The choice between them depends on what matters most in your system. If the goal is to deliver a consistent volume of fluid to a process (filling tanks at a set rate, for example), a flow control valve is the right tool. If the goal is to protect sensitive equipment from pressure spikes or to keep a section of pipe at a constant pressure, a pressure control valve is more appropriate. In some systems, both types work together at different points in the same loop.
Understanding the Flow Coefficient (Cv)
When engineers size a flow control valve, they rely on a number called the flow coefficient, or Cv. This tells you how much water, measured in gallons per minute, will pass through a fully open valve when there’s a 1 psi pressure difference across it. A valve with a Cv of 10 will flow 10 gallons per minute of water under those conditions.
For practical valve selection, the math is straightforward. You take your required flow rate in gallons per minute and divide it by the square root of the pressure drop across the valve. If you need 10 GPM with a 4 psi pressure drop, the square root of 4 is 2, and 10 divided by 2 gives you a Cv requirement of 5. This number lets you compare valves from different manufacturers on a level playing field and ensures the valve you pick can actually handle the flow your system demands.
Common Applications
Hydraulic systems are where flow control valves arguably matter most. On an excavator, they ensure the right amount of hydraulic oil reaches each cylinder at the right time, letting the machine dig, lift, and rotate smoothly in a single coordinated motion. In steel and cement plants, they control roller presses, kiln lifts, and conveyor tilts. In plastic injection molding, precise flow control during both injection and ejection prevents defective parts.
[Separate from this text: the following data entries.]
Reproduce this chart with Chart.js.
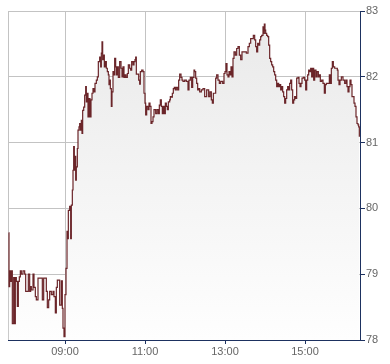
<!DOCTYPE html>
<html>
<head>
<meta charset="utf-8">
<script src="https://cdn.jsdelivr.net/npm/chart.js@4/dist/chart.umd.min.js"></script>
<style>
  html, body { margin:0; padding:0; background:#fff; }
  #wrap { width:390px; height:364px; }
</style>
</head>
<body>
<div id="wrap"><canvas id="chartPrice" width="390" height="364"></canvas></div>
<script>
// DATA (minutes after midnight, price)
const minutes = [
  455.5,456,457,458.5,460,461,463,464.5,465.5,467,468.5,470,471.5,473,474.5,477,479.5,481,485,487,
  488.5,489.5,492,493.5,495.5,497,499.5,506,508,512,513.5,515.5,517,519.5,522,523.5,525.5,527,528.5,532,
  534.5,536,537,538.5,540,541.5,543,544,545,547,548.5,549.5,551,552,553,554,555,556,557,558.5,
  559.5,561,562,563,564.5,565.5,566.5,568,569.5,571,572,573,574.5,576,577.5,579,580.5,582,583.5,585,
  587,588.5,590,592,593.5,594.5,595.5,596.5,597.5,599,600.5,602,603.5,605,606,607,608,609.5,610.5,612,
  613.5,614.5,616,617,618.5,620,622,624,625.5,627,628.5,630,631.5,633.5,635,637,638.5,640,642,643.5,
  645,646,647,650.5,652,653,655,657,658.5,660,661,662.5,664.5,666,667.5,669,670.5,672,673.5,676,
  678,680,681.5,683,684.5,686,687.5,689,690.5,692,693.5,695,697,698,699.5,701,702.5,704,705.5,707,
  709,710.5,712,714,715.5,717,719.5,722,724.5,726,728,730,731.5,733.5,
  734.5,736,737.5,739,740.5,742,744.5,747,749.5,752.5,755.5,757.5,759.5,761,762.5,766,767.5,769.5,771.5,773.5,
  776.5,778.5,780,781.5,783,784.5,786,787.5,789,790.5,792,793.5,795.5,797.5,799.5,801.5,803.5,805.5,812,814.5,
  816.5,818.5,822.5,824.5,826,827.5,829,830.5,832,833.5,835,837,838,839,840,841,842.5,844,845.5,847,
  848.5,850,851.5,853,854.5,856,857.5,859,860.5,862,863.5,865,866.5,868,869.5,871,872.5,874,875.5,877,
  878.5,880,881.5,883,884.5,886,887.5,889.5,891,892.5,894,895.5,897.5,899.5,901,902.5,904,905.5,907,908.5,
  910,911.5,913,914.5,916.5,918,920,921.5,923,925,927,929,930.5,932,936.5,938,939.5,941,942.5,944.5,
  948.5,949.5,951,952.5,954.5,957,959.5,961.5,963,964.5,966,967.5,969,970.5,973.5,975,976.5,978,979.5,980.5,
  981.5
];
const prices = [
  79.63,78.81,79.05,78.89,79.05,78.25,78.95,78.25,78.95,78.89,78.51,78.89,78.96,79.05,79.0,79.05,79.0,78.74,79.0,78.74,
  78.81,78.76,79.0,78.8,78.66,78.61,78.94,78.61,78.94,78.74,78.49,78.61,78.74,78.69,78.74,78.66,78.41,78.8,78.91,78.53,
  78.9,78.48,78.18,78.05,78.69,79.09,79.65,79.54,79.97,80.03,79.54,80.05,80.28,80.58,80.94,80.58,80.79,80.43,80.63,80.91,
  81.19,81.24,81.29,81.19,81.34,81.14,81.49,81.54,81.72,81.85,81.62,81.75,81.39,81.67,81.39,81.65,81.75,81.82,81.77,81.9,
  81.95,82.0,82.23,82.3,82.15,82.36,82.53,82.26,82.33,82.15,82.23,82.13,82.08,82.03,81.88,81.95,81.82,81.55,81.77,82.08,
  82.03,82.28,82.15,82.03,82.15,81.99,82.23,82.13,82.0,82.15,81.99,82.03,81.99,82.05,82.18,82.13,82.1,82.23,82.18,82.23,
  82.26,82.3,82.04,81.95,81.89,82.08,82.1,82.08,81.75,81.6,81.42,81.55,81.5,81.6,81.55,81.29,81.32,81.39,81.5,81.44,
  81.5,81.44,81.57,81.65,81.55,81.44,81.55,81.44,81.6,81.55,81.5,81.62,81.65,81.7,81.69,81.75,81.82,81.84,81.8,81.84,
  81.8,81.95,82.04,81.99,81.95,81.93,81.95,81.93,81.8,81.95,81.99,81.84,81.99,82.1,
  82.08,81.98,81.9,81.8,81.82,81.77,81.8,81.82,81.7,81.8,81.7,81.77,81.65,81.6,81.75,81.98,82.03,81.95,81.9,81.93,
  81.9,82.05,82.08,82.2,82.03,82.0,82.08,82.03,82.15,82.0,82.28,82.38,82.33,82.43,82.46,82.33,82.26,82.38,82.36,82.46,
  82.51,82.58,82.63,82.56,82.46,82.38,82.51,82.48,82.56,82.61,82.63,82.76,82.66,82.8,82.71,82.66,82.63,82.61,82.48,82.28,
  82.23,82.18,82.15,82.08,82.03,81.95,81.85,81.9,81.85,81.88,81.8,81.85,81.77,81.7,81.6,81.67,81.8,81.85,81.8,81.9,
  81.95,81.8,81.6,81.65,81.7,81.67,81.98,81.99,81.9,81.85,81.9,81.98,81.99,81.95,81.8,81.95,82.03,82.1,82.08,82.13,
  82.0,82.13,81.95,82.1,82.0,82.08,82.0,82.03,81.93,81.95,81.9,81.75,81.88,81.9,82.03,81.9,82.13,82.23,82.15,82.13,
  82.1,81.95,81.88,81.95,82.0,81.95,81.9,81.95,81.85,81.77,81.85,81.95,81.88,81.7,81.6,81.55,81.39,81.29,81.27,81.24,
  81.09
];
const xTickLabels = ['09:00', '11:00', '13:00', '15:00'];
const yTicks = [78, 79, 80, 81, 82, 83];
const xRange = ['07:34:30', '16:22:30'];

const toMin = s => { const p = s.split(':').map(Number); return p[0]*60 + p[1] + (p[2] || 0)/60; };
const fmt = m => String(Math.floor(m/60)).padStart(2,'0') + ':' + String(Math.round(m%60)).padStart(2,'0');

// COLOURS
const C = {
  line: '#6b2529',
  axis: '#1d3160',
  grid: '#c3c3c3',
  text: '#666666'
};

// left + top border of the plot
const frame = {
  id: 'frame',
  beforeDatasetsDraw(chart) {
    const { ctx, chartArea: a } = chart;
    ctx.save();
    ctx.strokeStyle = C.grid;
    ctx.lineWidth = 1;
    ctx.beginPath();
    ctx.moveTo(a.left + 0.5, a.bottom);
    ctx.lineTo(a.left + 0.5, a.top);
    ctx.stroke();
    ctx.restore();
  }
};

const pts = minutes.map((m, i) => ({ x: m, y: prices[i] }));

new Chart(document.getElementById('chartPrice'), {
  type: 'line',
  data: {
    datasets: [{
      data: pts,
      stepped: true,
      borderColor: C.line,
      borderWidth: 1.2,
      pointRadius: 0,
      fill: 'start',
      backgroundColor: ctx => {
        const a = ctx.chart.chartArea;
        if (!a) return '#eee';
        const g = ctx.chart.ctx.createLinearGradient(0, a.top, 0, a.bottom);
        g.addColorStop(0, '#e9e9e9');
        g.addColorStop(1, '#fefefe');
        return g;
      }
    }]
  },
  options: {
    responsive: false,
    animation: false,
    layout: { padding: { left: 8, top: 11, right: 0, bottom: 0 } },
    plugins: { legend: { display: false }, tooltip: { enabled: false } },
    scales: {
      x: {
        type: 'linear',
        min: toMin(xRange[0]),
        max: toMin(xRange[1]),
        afterBuildTicks: s => { s.ticks = xTickLabels.map(l => ({ value: toMin(l) })); },
        afterFit: s => { s.height = 24; },
        grid: { color: C.grid, tickColor: C.axis, tickLength: 4 },
        border: { color: C.axis, width: 1 },
        ticks: {
          callback: v => fmt(v),
          color: C.text,
          font: { family: 'Liberation Sans', size: 11 },
          padding: 1,
          maxRotation: 0
        }
      },
      y: {
        position: 'right',
        min: yTicks[0],
        max: yTicks[yTicks.length - 1],
        afterBuildTicks: s => { s.ticks = yTicks.map(v => ({ value: v })); },
        afterFit: s => { s.width = 30; },
        grid: { color: C.grid, tickColor: C.axis, tickLength: 5 },
        border: { color: C.axis, width: 1 },
        ticks: {
          color: C.text,
          font: { family: 'Liberation Sans', size: 11 },
          padding: 1
        }
      }
    }
  },
  plugins: [frame]
});
</script>
</body>
</html>
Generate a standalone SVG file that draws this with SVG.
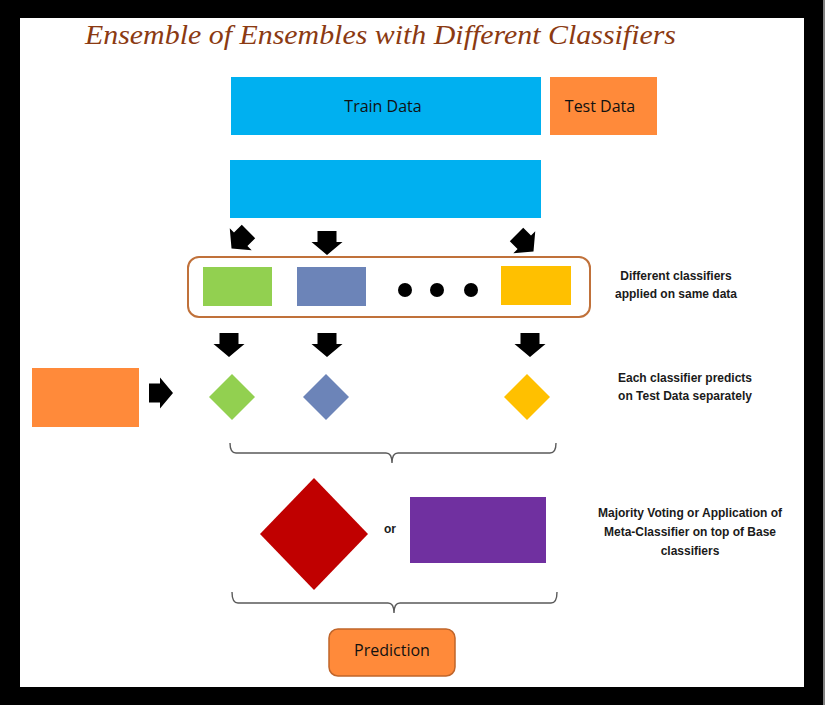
<svg xmlns="http://www.w3.org/2000/svg" width="825" height="705" viewBox="0 0 825 705">
<style>
.lbl{font-family:"Liberation Sans",Arial,sans-serif;font-size:12px;font-weight:bold;fill:#1a1a1a;text-anchor:middle}
.box{font-family:"Open Sans","Liberation Sans",sans-serif;font-size:16px;fill:#111;text-anchor:middle}
.brace{fill:none;stroke:#5a5a5a;stroke-width:1.4}
</style>
<defs>
<path id="arr" d="M-9.5,-12 H9.5 V-1 H15.5 L0,12 L-15.5,-1 H-9.5 Z" fill="#000"/>
</defs>
<rect x="0" y="0" width="825" height="705" fill="#000"/>
<rect x="823" y="0" width="2" height="705" fill="#808080"/>
<rect x="20" y="18" width="784" height="669" fill="#fff"/>
<text x="85" y="44" font-family="'Liberation Serif','Times New Roman',serif" font-style="italic" font-size="27" fill="#8B3A12" textLength="591" lengthAdjust="spacingAndGlyphs">Ensemble of Ensembles with Different Classifiers</text>
<g id="train"><rect x="231" y="77" width="310" height="58" fill="#00B0F0"/><text class="box" x="383" y="112">Train Data</text></g>
<g id="test"><rect x="550" y="77" width="107" height="58" fill="#FF8A3A"/><text class="box" x="600" y="112">Test Data</text></g>
<g id="train2"><rect x="230" y="160" width="311" height="58" fill="#00B0F0"/></g>
<g id="classifiers">
<rect x="188" y="257" width="402" height="60" rx="11" fill="none" stroke="#C0713A" stroke-width="2"/>
<rect x="203" y="267" width="69" height="39" fill="#92D050"/>
<rect x="297" y="267" width="69" height="39" fill="#6C84B8"/>
<circle cx="405" cy="290" r="7" fill="#000"/>
<circle cx="437" cy="290" r="7" fill="#000"/>
<circle cx="471" cy="290" r="7" fill="#000"/>
<rect x="501" y="266" width="70" height="39" fill="#FFC000"/>
</g>
<g id="testdata2"><rect x="32" y="368" width="107" height="59" fill="#FF8A3A"/></g>
<g id="d1"><polygon points="232,374 255,397 232,420 209,397" fill="#92D050"/></g>
<g id="d2"><polygon points="326,374 349,397 326,420 303,397" fill="#6C84B8"/></g>
<g id="d3"><polygon points="527,374 550,397 527,420 504,397" fill="#FFC000"/></g>
<g id="vote"><polygon points="314,478 368,534 314,590 260,534" fill="#C00000"/></g>
<text class="lbl" x="390" y="533" font-size="12">or</text>
<g id="meta"><rect x="410" y="497" width="136" height="66" fill="#7030A0"/></g>
<g id="pred"><rect x="329" y="629" width="126" height="47" rx="9" fill="#FF8A3A" stroke="#C0652A" stroke-width="1.5"/><text class="box" x="392" y="656">Prediction</text></g>
<g id="connectors">
<use href="#arr" transform="translate(240,240) rotate(45)"/>
<use href="#arr" transform="translate(327,243)"/>
<use href="#arr" transform="translate(525,243) rotate(-45)"/>
<use href="#arr" transform="translate(229,345)"/>
<use href="#arr" transform="translate(327,345)"/>
<use href="#arr" transform="translate(530,345)"/>
<use href="#arr" transform="translate(161,393) rotate(-90)"/>
<path class="brace" d="M230,443 Q230,453 236,453 H386 Q392,453 392,463 Q392,453 398,453 H550 Q556,453 556,443"/>
<path class="brace" d="M232,592 Q232,603 238,603 H388 Q394,603 394,613 Q394,603 400,603 H551 Q557,603 557,592"/>
</g>
<g id="labels">
<text class="lbl" x="676" y="280">Different classifiers</text>
<text class="lbl" x="676" y="298">applied on same data</text>
<text class="lbl" x="685" y="382">Each classifier predicts</text>
<text class="lbl" x="685" y="400">on Test Data separately</text>
<text class="lbl" x="690" y="517">Majority Voting or Application of</text>
<text class="lbl" x="690" y="536">Meta-Classifier on top of Base</text>
<text class="lbl" x="690" y="555">classifiers</text>
</g>
</svg>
Machine tools like grinders and CNC equipment demand especially tight flow control because even a slight delay in hydraulic actuation can throw off machining tolerances. Different valve designs serve different needs in these settings:
- Needle valves are the simplest option, adjusted by a manual dial, commonly used on basic presses and lathes where cost matters more than precision.
- Proportional valves accept electrical input signals for fine, automated control, making them standard on CNC and other complex machines.
- Pressure-compensated valves use an internal piston to maintain stable actuator speed on equipment that deals with varying loads.
- Flow dividers split flow equally between multiple tools or cylinders, either at a fixed ratio or an adjustable one.
What Happens When Flow Control Valves Fail
The most destructive failure mode is cavitation. This occurs when fluid pressure inside the valve drops low enough for the liquid to briefly flash into vapor bubbles, which then violently collapse as pressure recovers downstream. Those collapsing bubbles hammer the metal surfaces of the valve body and trim components, gradually fatiguing the material.
You can often hear cavitation before you see its damage. In its early stages, it produces a low-level hissing sound. As it worsens, the noise shifts to something resembling marbles or gravel tumbling through the pipes. Severe cavitation also causes significant vibration that can ripple through the entire system, loosening limit switches, cracking small drain and vent lines, and even affecting the pump.
Left unchecked, cavitation erodes valve internals and can eventually produce through-wall failures. Sometimes these show up as small pinhole leaks that can be caught and repaired during routine inspection. Other times, a sudden pressure spike hits an already-weakened area and causes a rapid, more serious failure. Regular monitoring for unusual noise or vibration is the most practical way to catch cavitation problems early, before erosion compromises the valve or surrounding piping.